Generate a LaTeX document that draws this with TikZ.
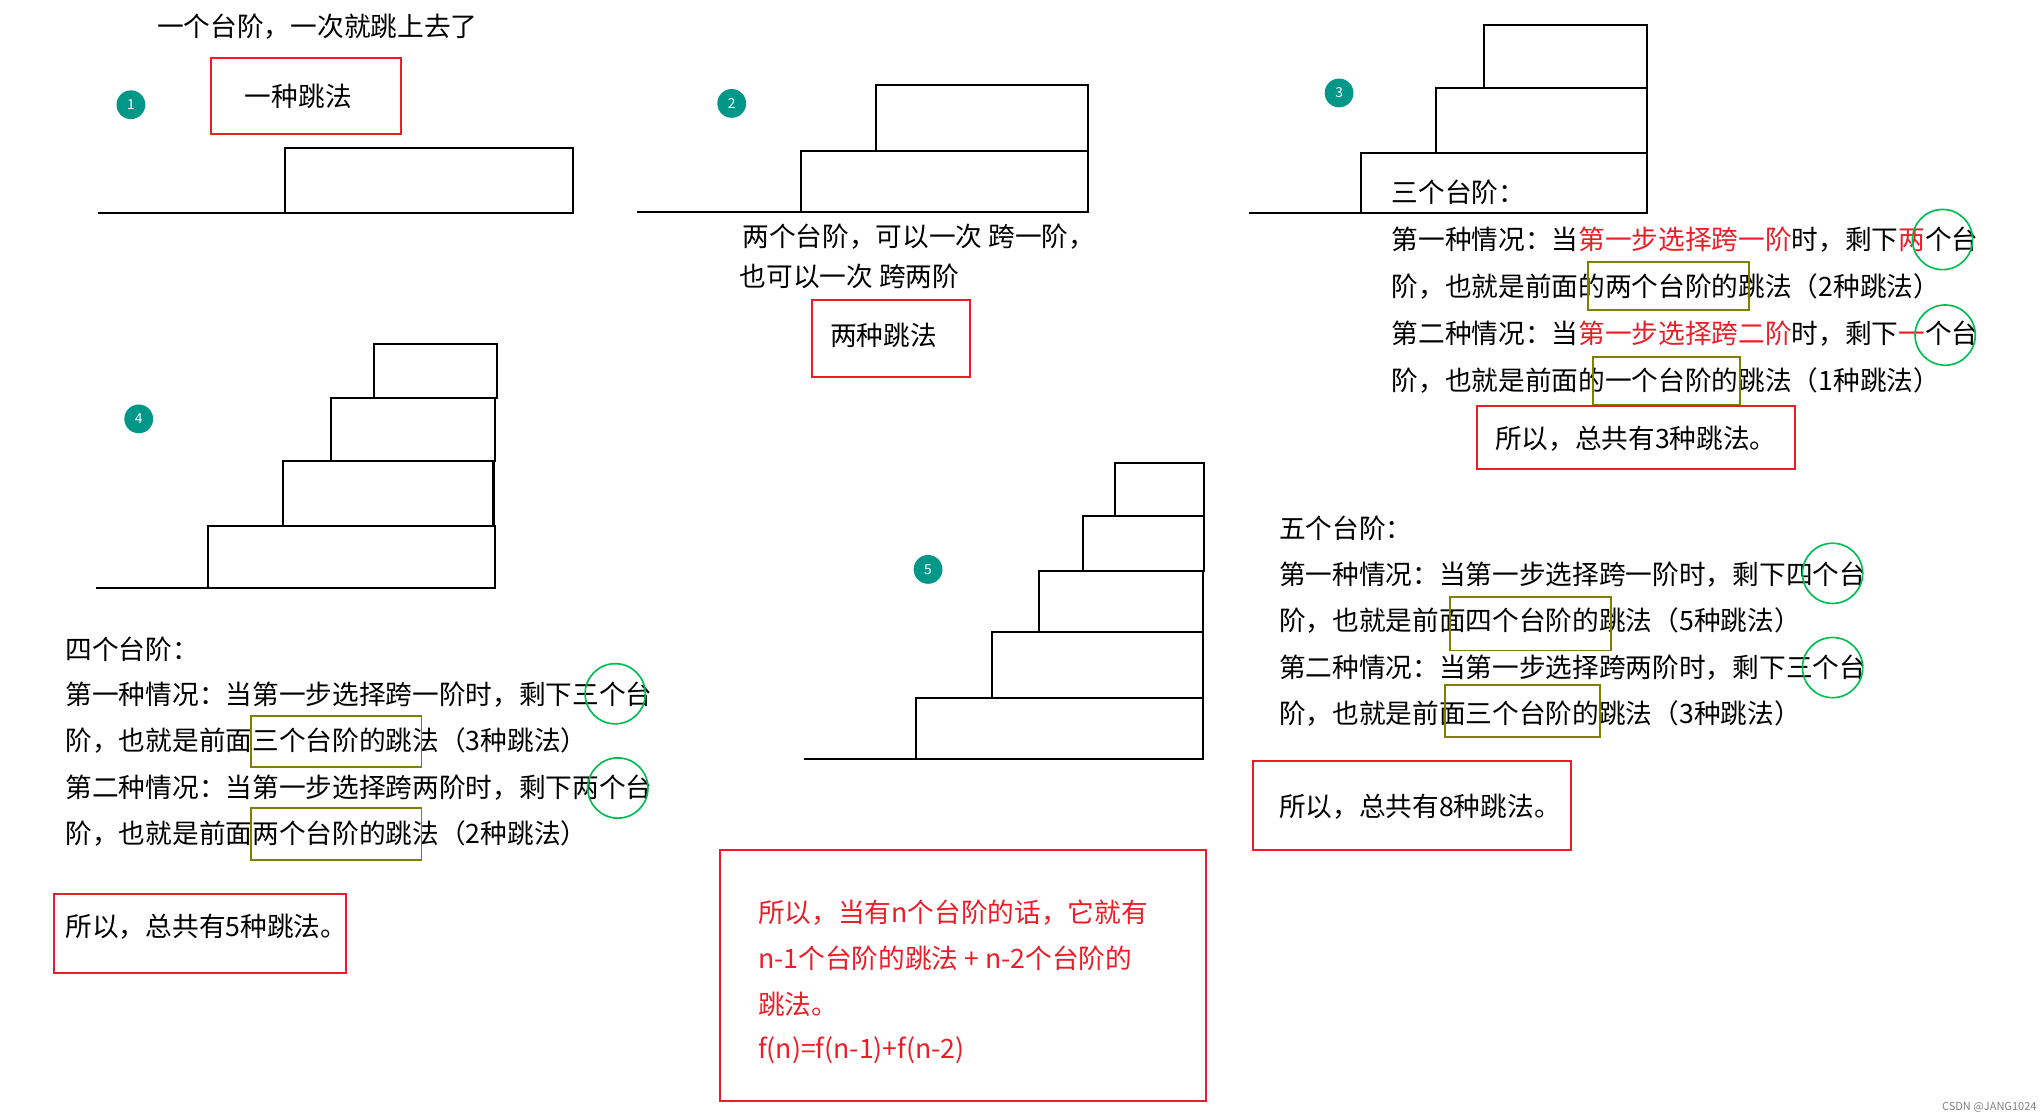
\documentclass[tikz,border=0pt]{standalone}
\usepackage{fontspec}
\setmainfont{Noto Sans CJK SC}
\begin{document}
\begin{tikzpicture}[x=0.05cm,y=-0.05cm,
  txt/.style={anchor=west,inner sep=0pt,font=\fontsize{29}{34}\selectfont},
  st/.style={draw=black,line width=2.2pt},
  rbox/.style={draw=myred,line width=2.2pt},
  obox/.style={draw=olive,line width=2pt},
  gcirc/.style={draw=mygreen,line width=1.8pt,circle,minimum size=46*0.05cm,inner sep=0pt},
  num/.style={circle,fill=myteal,text=white,minimum size=22*0.05cm,inner sep=0pt,font=\fontsize{15}{15}\selectfont}]
\definecolor{myred}{RGB}{235,30,40}
\definecolor{myteal}{RGB}{0,150,136}
\definecolor{olive}{RGB}{128,128,0}
\definecolor{mygreen}{RGB}{0,190,80}
\useasboundingbox (0,0) rectangle (1560,854);
% 1
\node[txt] (t1) at (120,20) {一个台阶，一次就跳上去了};
\node[num] (n1) at (100,80) {1};
\draw[rbox] (161,44) rectangle (306,102);
\node[txt] (b1) at (187,74) {一种跳法};
\draw[st] (75,163) -- (218,163);
\draw[st] (218,113) rectangle (438,163);
% 2
\node[num] (n2) at (559,79) {2};
\draw[st] (487,162) -- (612,162);
\draw[st] (612,115) rectangle (831,162);
\draw[st] (669,65) rectangle (831,115);
\node[txt] (t2a) at (567,181) {两个台阶，可以一次 跨一阶，};
\node[txt] (t2b) at (565,211) {也可以一次 跨两阶};
\draw[rbox] (620,229) rectangle (741,288);
\node[txt] (b2) at (634,256) {两种跳法};
% 3
\node[num] (n3) at (1023,71) {3};
\draw[st] (954,163) -- (1040,163);
\draw[st] (1040,117) rectangle (1258,163);
\draw[st] (1097,67) rectangle (1258,117);
\draw[st] (1134,19) rectangle (1258,67);
\node[txt] (t3) at (1063,147) {三个台阶：};
\node[txt] (t3a) at (1063,183) {第一种情况：当\textcolor{myred}{第一步选择跨一阶}时，剩下\textcolor{myred}{两}个台};
\node[txt] (t3b) at (1063,219) {阶，也就是前面的两个台阶的跳法（2种跳法）};
\node[txt] (t3c) at (1063,255) {第二种情况：当\textcolor{myred}{第一步选择跨二阶}时，剩下\textcolor{myred}{一}个台};
\node[txt] (t3d) at (1063,291) {阶，也就是前面的一个台阶的跳法（1种跳法）};
\node[gcirc] (g3a) at (1484,183) {};
\node[gcirc] (g3b) at (1486,256) {};
\draw[obox] (1213,200) rectangle (1336,237);
\draw[obox] (1217,273) rectangle (1329,309);
\draw[rbox] (1128,310) rectangle (1371,358);
\node[txt] (b3) at (1142,335) {所以，总共有3种跳法。};
% 4
\node[num] (n4) at (106,320) {4};
\draw[st] (73,449) -- (160,449);
\draw[st] (159,402) rectangle (378,449);
\draw[st] (216,352) rectangle (377,402);
\draw[st] (253,304) rectangle (378,352);
\draw[st] (286,263) rectangle (380,304);
\node[txt] (t4) at (50,496) {四个台阶：};
\node[txt] (t4a) at (50,531) {第一种情况：当第一步选择跨一阶时，剩下三个台};
\node[txt] (t4b) at (50,566) {阶，也就是前面三个台阶的跳法（3种跳法）};
\node[txt] (t4c) at (50,602) {第二种情况：当第一步选择跨两阶时，剩下两个台};
\node[txt] (t4d) at (50,637) {阶，也就是前面两个台阶的跳法（2种跳法）};
\node[gcirc] (g4a) at (470,530) {};
\node[gcirc] (g4b) at (472,602) {};
\draw[obox] (192,547) rectangle (322,586);
\draw[obox] (192,617) rectangle (322,657);
\draw[rbox] (41,683) rectangle (264,743);
\node[txt] (b4) at (50,708) {所以，总共有5种跳法。};
% 5
\node[num] (n5) at (709,435) {5};
\draw[st] (614,580) -- (805,580);
\draw[st] (700,533) rectangle (919,580);
\draw[st] (758,483) rectangle (919,533);
\draw[st] (794,436) rectangle (919,483);
\draw[st] (827,394) rectangle (920,436);
\draw[st] (852,354) rectangle (920,394);
\node[txt] (t5) at (977,404) {五个台阶：};
\node[txt] (t5a) at (977,439) {第一种情况：当第一步选择跨一阶时，剩下四个台};
\node[txt] (t5b) at (977,474) {阶，也就是前面四个台阶的跳法（5种跳法）};
\node[txt] (t5c) at (977,510) {第二种情况：当第一步选择跨两阶时，剩下三个台};
\node[txt] (t5d) at (977,545) {阶，也就是前面三个台阶的跳法（3种跳法）};
\node[gcirc] (g5a) at (1400,438) {};
\node[gcirc] (g5b) at (1400,510) {};
\draw[obox] (1108,456) rectangle (1231,497);
\draw[obox] (1104,523) rectangle (1222,563);
\draw[rbox] (957,581) rectangle (1200,649);
\node[txt] (b5) at (977,616) {所以，总共有8种跳法。};
% conclusion
\draw[rbox] (550,649) rectangle (921,841);
\begin{scope}[every node/.append style={text=myred}]
\node[txt] (c1) at (579,697) {所以，当有n个台阶的话，它就有};
\node[txt] (c2) at (579,732) {n-1个台阶的跳法 + n-2个台阶的};
\node[txt] (c3) at (579,767) {跳法。};
\node[txt] (c4) at (579,802) {f(n)=f(n-1)+f(n-2)};
\end{scope}
\node[anchor=east,inner sep=0pt,text=gray,font=\fontsize{12}{12}\selectfont] (wm) at (1556,846) {CSDN @JANG1024};
\end{tikzpicture}
\end{document}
※ ※ ※
## EXERCISE TASK
Make an exact copy of the listing above. Do not include the pictures.

## WRITTEN REPLY
Generate a LaTeX document that draws this with TikZ.
\documentclass[tikz,border=0pt]{standalone}
\usepackage{fontspec}
\setmainfont{Noto Sans CJK SC}
\begin{document}
\begin{tikzpicture}[x=0.05cm,y=-0.05cm,
  txt/.style={anchor=west,inner sep=0pt,font=\fontsize{29}{34}\selectfont},
  st/.style={draw=black,line width=2.2pt},
  rbox/.style={draw=myred,line width=2.2pt},
  obox/.style={draw=olive,line width=2pt},
  gcirc/.style={draw=mygreen,line width=1.8pt,circle,minimum size=46*0.05cm,inner sep=0pt},
  num/.style={circle,fill=myteal,text=white,minimum size=22*0.05cm,inner sep=0pt,font=\fontsize{15}{15}\selectfont}]
\definecolor{myred}{RGB}{235,30,40}
\definecolor{myteal}{RGB}{0,150,136}
\definecolor{olive}{RGB}{128,128,0}
\definecolor{mygreen}{RGB}{0,190,80}
\useasboundingbox (0,0) rectangle (1560,854);
% 1
\node[txt] (t1) at (120,20) {一个台阶，一次就跳上去了};
\node[num] (n1) at (100,80) {1};
\draw[rbox] (161,44) rectangle (306,102);
\node[txt] (b1) at (187,74) {一种跳法};
\draw[st] (75,163) -- (218,163);
\draw[st] (218,113) rectangle (438,163);
% 2
\node[num] (n2) at (559,79) {2};
\draw[st] (487,162) -- (612,162);
\draw[st] (612,115) rectangle (831,162);
\draw[st] (669,65) rectangle (831,115);
\node[txt] (t2a) at (567,181) {两个台阶，可以一次 跨一阶，};
\node[txt] (t2b) at (565,211) {也可以一次 跨两阶};
\draw[rbox] (620,229) rectangle (741,288);
\node[txt] (b2) at (634,256) {两种跳法};
% 3
\node[num] (n3) at (1023,71) {3};
\draw[st] (954,163) -- (1040,163);
\draw[st] (1040,117) rectangle (1258,163);
\draw[st] (1097,67) rectangle (1258,117);
\draw[st] (1134,19) rectangle (1258,67);
\node[txt] (t3) at (1063,147) {三个台阶：};
\node[txt] (t3a) at (1063,183) {第一种情况：当\textcolor{myred}{第一步选择跨一阶}时，剩下\textcolor{myred}{两}个台};
\node[txt] (t3b) at (1063,219) {阶，也就是前面的两个台阶的跳法（2种跳法）};
\node[txt] (t3c) at (1063,255) {第二种情况：当\textcolor{myred}{第一步选择跨二阶}时，剩下\textcolor{myred}{一}个台};
\node[txt] (t3d) at (1063,291) {阶，也就是前面的一个台阶的跳法（1种跳法）};
\node[gcirc] (g3a) at (1484,183) {};
\node[gcirc] (g3b) at (1486,256) {};
\draw[obox] (1213,200) rectangle (1336,237);
\draw[obox] (1217,273) rectangle (1329,309);
\draw[rbox] (1128,310) rectangle (1371,358);
\node[txt] (b3) at (1142,335) {所以，总共有3种跳法。};
% 4
\node[num] (n4) at (106,320) {4};
\draw[st] (73,449) -- (160,449);
\draw[st] (159,402) rectangle (378,449);
\draw[st] (216,352) rectangle (377,402);
\draw[st] (253,304) rectangle (378,352);
\draw[st] (286,263) rectangle (380,304);
\node[txt] (t4) at (50,496) {四个台阶：};
\node[txt] (t4a) at (50,531) {第一种情况：当第一步选择跨一阶时，剩下三个台};
\node[txt] (t4b) at (50,566) {阶，也就是前面三个台阶的跳法（3种跳法）};
\node[txt] (t4c) at (50,602) {第二种情况：当第一步选择跨两阶时，剩下两个台};
\node[txt] (t4d) at (50,637) {阶，也就是前面两个台阶的跳法（2种跳法）};
\node[gcirc] (g4a) at (470,530) {};
\node[gcirc] (g4b) at (472,602) {};
\draw[obox] (192,547) rectangle (322,586);
\draw[obox] (192,617) rectangle (322,657);
\draw[rbox] (41,683) rectangle (264,743);
\node[txt] (b4) at (50,708) {所以，总共有5种跳法。};
% 5
\node[num] (n5) at (709,435) {5};
\draw[st] (614,580) -- (805,580);
\draw[st] (700,533) rectangle (919,580);
\draw[st] (758,483) rectangle (919,533);
\draw[st] (794,436) rectangle (919,483);
\draw[st] (827,394) rectangle (920,436);
\draw[st] (852,354) rectangle (920,394);
\node[txt] (t5) at (977,404) {五个台阶：};
\node[txt] (t5a) at (977,439) {第一种情况：当第一步选择跨一阶时，剩下四个台};
\node[txt] (t5b) at (977,474) {阶，也就是前面四个台阶的跳法（5种跳法）};
\node[txt] (t5c) at (977,510) {第二种情况：当第一步选择跨两阶时，剩下三个台};
\node[txt] (t5d) at (977,545) {阶，也就是前面三个台阶的跳法（3种跳法）};
\node[gcirc] (g5a) at (1400,438) {};
\node[gcirc] (g5b) at (1400,510) {};
\draw[obox] (1108,456) rectangle (1231,497);
\draw[obox] (1104,523) rectangle (1222,563);
\draw[rbox] (957,581) rectangle (1200,649);
\node[txt] (b5) at (977,616) {所以，总共有8种跳法。};
% conclusion
\draw[rbox] (550,649) rectangle (921,841);
\begin{scope}[every node/.append style={text=myred}]
\node[txt] (c1) at (579,697) {所以，当有n个台阶的话，它就有};
\node[txt] (c2) at (579,732) {n-1个台阶的跳法 + n-2个台阶的};
\node[txt] (c3) at (579,767) {跳法。};
\node[txt] (c4) at (579,802) {f(n)=f(n-1)+f(n-2)};
\end{scope}
\node[anchor=east,inner sep=0pt,text=gray,font=\fontsize{12}{12}\selectfont] (wm) at (1556,846) {CSDN @JANG1024};
\end{tikzpicture}
\end{document}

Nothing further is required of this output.